What you should do: Copy out the data below as written; omit any images.

Information shown:
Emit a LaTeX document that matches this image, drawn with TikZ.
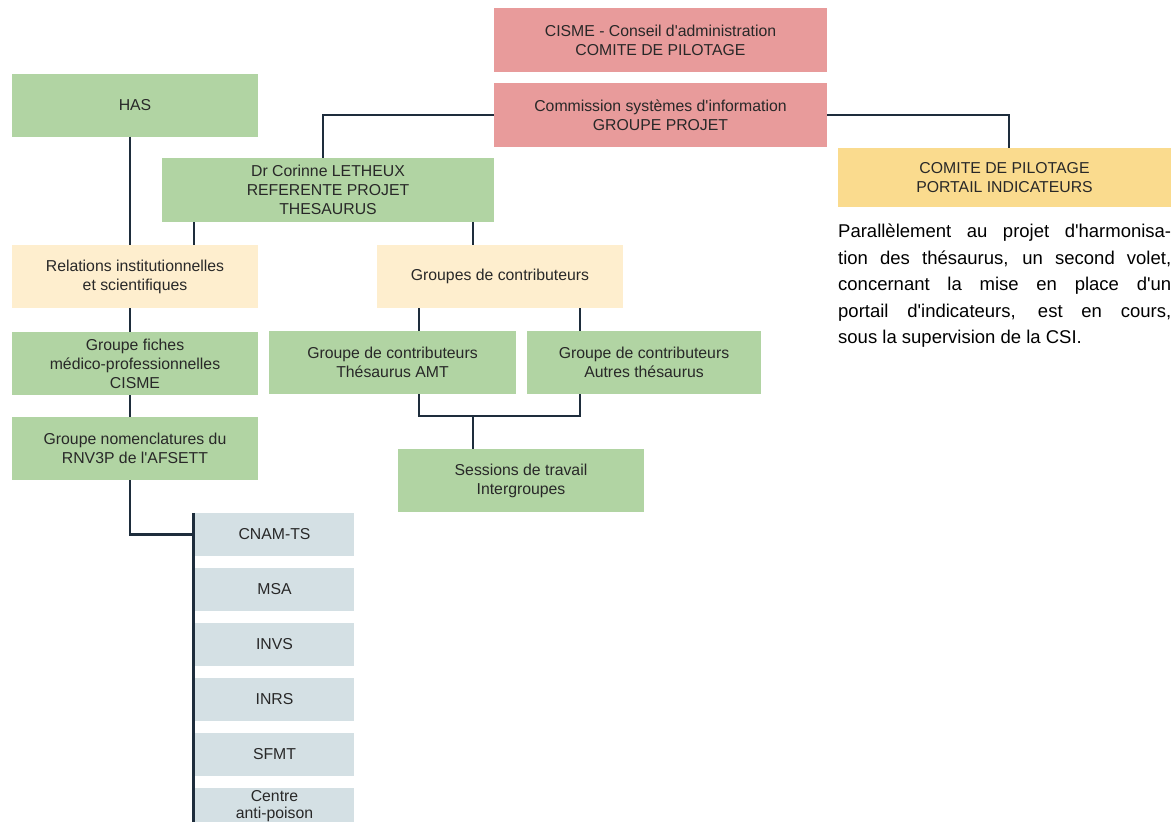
\documentclass[tikz,border=0pt]{standalone}
\usepackage{fontspec}
\setmainfont{Liberation Sans}
\usetikzlibrary{positioning}
\definecolor{cismered}{RGB}{232,155,155}
\definecolor{groupgreen}{RGB}{177,212,163}
\definecolor{relcream}{RGB}{254,238,206}
\definecolor{pilotyellow}{RGB}{250,219,142}
\definecolor{partnerblue}{RGB}{212,224,228}
\definecolor{linkblue}{RGB}{30,45,60}
\definecolor{boxtext}{RGB}{40,40,40}

\begin{document}
\begin{tikzpicture}[
    x=1pt, y=-1pt,
    box/.style={rectangle, inner sep=0pt, align=center, text=boxtext,
        font=\fontsize{15.8}{19}\selectfont},
    redbox/.style={box, fill=cismered, minimum width=333pt, minimum height=64pt},
    greenbox/.style={box, fill=groupgreen, minimum width=246pt, minimum height=63pt},
    creambox/.style={box, fill=relcream, minimum width=246pt, minimum height=63pt},
    partner/.style={box, fill=partnerblue, minimum width=159pt, minimum height=43pt},
    link/.style={draw=linkblue, line width=2.4pt},
]

\useasboundingbox (0,0) rectangle (1176,822);

%--- Connector x positions ---
\coordinate (xref) at (323,0);   % CSI to referente
\coordinate (xpil) at (1009,0);  % CSI to pilotage portail
\coordinate (xhas) at (130,0);   % left column
\coordinate (xrel) at (194,0);   % referente to relations
\coordinate (xgrp) at (473,0);   % referente to groupes
\coordinate (xamt) at (419,0);   % groupes to AMT
\coordinate (xaut) at (580,0);   % groupes to autres
\coordinate (join) at (473,416); % AMT + autres to sessions

%============================================================
% CISME
%============================================================
\node[redbox] (cisme) at (660.5,40) {CISME - Conseil d\textquotesingle administration\\COMITE DE PILOTAGE};
\node[redbox] (csi) at (660.5,115) {Commission systèmes d\textquotesingle information\\GROUPE PROJET};

%============================================================
% Left column
%============================================================
\node[greenbox] (has) at (135,105) {HAS};
\node[creambox] (relations) at (135,276.5) {Relations institutionnelles\\et scientifiques};
\node[greenbox] (fiches) at (135,363.5) {Groupe fiches\\médico-professionnelles\\CISME};
\node[greenbox] (nomencl) at (135,448.5) {Groupe nomenclatures du\\RNV3P de l\textquotesingle AFSETT};

%============================================================
% Referente and contributor groups
%============================================================
\node[greenbox, minimum width=332pt, minimum height=64pt] (referente) at (328,190)
    {Dr Corinne LETHEUX\\REFERENTE PROJET\\THESAURUS};
\node[creambox] (groupes) at (500,276.5) {Groupes de contributeurs};
\node[greenbox, minimum width=247pt] (amt) at (392.5,362.5)
    {Groupe de contributeurs\\Thésaurus AMT};
\node[greenbox, minimum width=234pt] (autres) at (644,362.5)
    {Groupe de contributeurs\\Autres thésaurus};
\node[greenbox] (sessions) at (521,480.5) {Sessions de travail\\Intergroupes};

%============================================================
% Partners
%============================================================
\node[partner] (cnam) at (274.5,534.5) {CNAM-TS};
\node[partner, below=11.5pt of cnam] (msa) {MSA};
\node[partner, below=11.5pt of msa] (invs) {INVS};
\node[partner, below=11.5pt of invs] (inrs) {INRS};
\node[partner, below=11.5pt of inrs] (sfmt) {SFMT};
\node[partner, below=11.5pt of sfmt, font=\fontsize{15.8}{16.5}\selectfont,
    text depth=9pt] (centre) {Centre\\anti-poison};

%============================================================
% Portail indicateurs
%============================================================
\node[box, fill=pilotyellow, minimum width=333pt, minimum height=59pt] (pilotage) at (1004.5,177.5)
    {COMITE DE PILOTAGE\\PORTAIL INDICATEURS};
\node[anchor=north west, inner sep=0pt, text width=333pt, align=justify, text=black,
    font=\fontsize{18.5}{26.5}\selectfont] (note) at (838,224)
    {Parallèlement au projet d\textquotesingle harmonisa-\linebreak tion des thésaurus, un second volet,\linebreak
     concernant la mise en place d\textquotesingle un\linebreak portail d\textquotesingle indicateurs, est en cours,\linebreak
     sous la supervision de la CSI.};

%============================================================
% Connectors
%============================================================
\draw[link] (csi.west) -| (referente.north -| xref);
\draw[link] (csi.east) -| (pilotage.north -| xpil);
\draw[link] (has.south -| xhas) -- (relations.north -| xhas);
\draw[link] (referente.south -| xrel) -- (relations.north -| xrel);
\draw[link] (referente.south -| xgrp) -- (groupes.north -| xgrp);
\draw[link] (relations.south -| xhas) -- (fiches.north -| xhas);
\draw[link] (fiches.south -| xhas) -- (nomencl.north -| xhas);
\draw[link] (groupes.south -| xamt) -- (amt.north -| xamt);
\draw[link] (groupes.south -| xaut) -- (autres.north -| xaut);
\draw[link] (amt.south -| xamt) |- (join) -| (autres.south -| xaut);
\draw[link] (join) -- (sessions.north -| join);
\draw[link] (nomencl.south -| xhas) |- ([xshift=-1.5pt]cnam.west);
\draw[link] ([xshift=-1.5pt]cnam.north west) -- ([xshift=-1.5pt]centre.south west);

\end{tikzpicture}
\end{document}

Result:
Emit a LaTeX document that matches this image, drawn with TikZ.
\documentclass[tikz,border=0pt]{standalone}
\usepackage{fontspec}
\setmainfont{Liberation Sans}
\usetikzlibrary{positioning}
\definecolor{cismered}{RGB}{232,155,155}
\definecolor{groupgreen}{RGB}{177,212,163}
\definecolor{relcream}{RGB}{254,238,206}
\definecolor{pilotyellow}{RGB}{250,219,142}
\definecolor{partnerblue}{RGB}{212,224,228}
\definecolor{linkblue}{RGB}{30,45,60}
\definecolor{boxtext}{RGB}{40,40,40}

\begin{document}
\begin{tikzpicture}[
    x=1pt, y=-1pt,
    box/.style={rectangle, inner sep=0pt, align=center, text=boxtext,
        font=\fontsize{15.8}{19}\selectfont},
    redbox/.style={box, fill=cismered, minimum width=333pt, minimum height=64pt},
    greenbox/.style={box, fill=groupgreen, minimum width=246pt, minimum height=63pt},
    creambox/.style={box, fill=relcream, minimum width=246pt, minimum height=63pt},
    partner/.style={box, fill=partnerblue, minimum width=159pt, minimum height=43pt},
    link/.style={draw=linkblue, line width=2.4pt},
]

\useasboundingbox (0,0) rectangle (1176,822);

%--- Connector x positions ---
\coordinate (xref) at (323,0);   % CSI to referente
\coordinate (xpil) at (1009,0);  % CSI to pilotage portail
\coordinate (xhas) at (130,0);   % left column
\coordinate (xrel) at (194,0);   % referente to relations
\coordinate (xgrp) at (473,0);   % referente to groupes
\coordinate (xamt) at (419,0);   % groupes to AMT
\coordinate (xaut) at (580,0);   % groupes to autres
\coordinate (join) at (473,416); % AMT + autres to sessions

%============================================================
% CISME
%============================================================
\node[redbox] (cisme) at (660.5,40) {CISME - Conseil d\textquotesingle administration\\COMITE DE PILOTAGE};
\node[redbox] (csi) at (660.5,115) {Commission systèmes d\textquotesingle information\\GROUPE PROJET};

%============================================================
% Left column
%============================================================
\node[greenbox] (has) at (135,105) {HAS};
\node[creambox] (relations) at (135,276.5) {Relations institutionnelles\\et scientifiques};
\node[greenbox] (fiches) at (135,363.5) {Groupe fiches\\médico-professionnelles\\CISME};
\node[greenbox] (nomencl) at (135,448.5) {Groupe nomenclatures du\\RNV3P de l\textquotesingle AFSETT};

%============================================================
% Referente and contributor groups
%============================================================
\node[greenbox, minimum width=332pt, minimum height=64pt] (referente) at (328,190)
    {Dr Corinne LETHEUX\\REFERENTE PROJET\\THESAURUS};
\node[creambox] (groupes) at (500,276.5) {Groupes de contributeurs};
\node[greenbox, minimum width=247pt] (amt) at (392.5,362.5)
    {Groupe de contributeurs\\Thésaurus AMT};
\node[greenbox, minimum width=234pt] (autres) at (644,362.5)
    {Groupe de contributeurs\\Autres thésaurus};
\node[greenbox] (sessions) at (521,480.5) {Sessions de travail\\Intergroupes};

%============================================================
% Partners
%============================================================
\node[partner] (cnam) at (274.5,534.5) {CNAM-TS};
\node[partner, below=11.5pt of cnam] (msa) {MSA};
\node[partner, below=11.5pt of msa] (invs) {INVS};
\node[partner, below=11.5pt of invs] (inrs) {INRS};
\node[partner, below=11.5pt of inrs] (sfmt) {SFMT};
\node[partner, below=11.5pt of sfmt, font=\fontsize{15.8}{16.5}\selectfont,
    text depth=9pt] (centre) {Centre\\anti-poison};

%============================================================
% Portail indicateurs
%============================================================
\node[box, fill=pilotyellow, minimum width=333pt, minimum height=59pt] (pilotage) at (1004.5,177.5)
    {COMITE DE PILOTAGE\\PORTAIL INDICATEURS};
\node[anchor=north west, inner sep=0pt, text width=333pt, align=justify, text=black,
    font=\fontsize{18.5}{26.5}\selectfont] (note) at (838,224)
    {Parallèlement au projet d\textquotesingle harmonisa-\linebreak tion des thésaurus, un second volet,\linebreak
     concernant la mise en place d\textquotesingle un\linebreak portail d\textquotesingle indicateurs, est en cours,\linebreak
     sous la supervision de la CSI.};

%============================================================
% Connectors
%============================================================
\draw[link] (csi.west) -| (referente.north -| xref);
\draw[link] (csi.east) -| (pilotage.north -| xpil);
\draw[link] (has.south -| xhas) -- (relations.north -| xhas);
\draw[link] (referente.south -| xrel) -- (relations.north -| xrel);
\draw[link] (referente.south -| xgrp) -- (groupes.north -| xgrp);
\draw[link] (relations.south -| xhas) -- (fiches.north -| xhas);
\draw[link] (fiches.south -| xhas) -- (nomencl.north -| xhas);
\draw[link] (groupes.south -| xamt) -- (amt.north -| xamt);
\draw[link] (groupes.south -| xaut) -- (autres.north -| xaut);
\draw[link] (amt.south -| xamt) |- (join) -| (autres.south -| xaut);
\draw[link] (join) -- (sessions.north -| join);
\draw[link] (nomencl.south -| xhas) |- ([xshift=-1.5pt]cnam.west);
\draw[link] ([xshift=-1.5pt]cnam.north west) -- ([xshift=-1.5pt]centre.south west);

\end{tikzpicture}
\end{document}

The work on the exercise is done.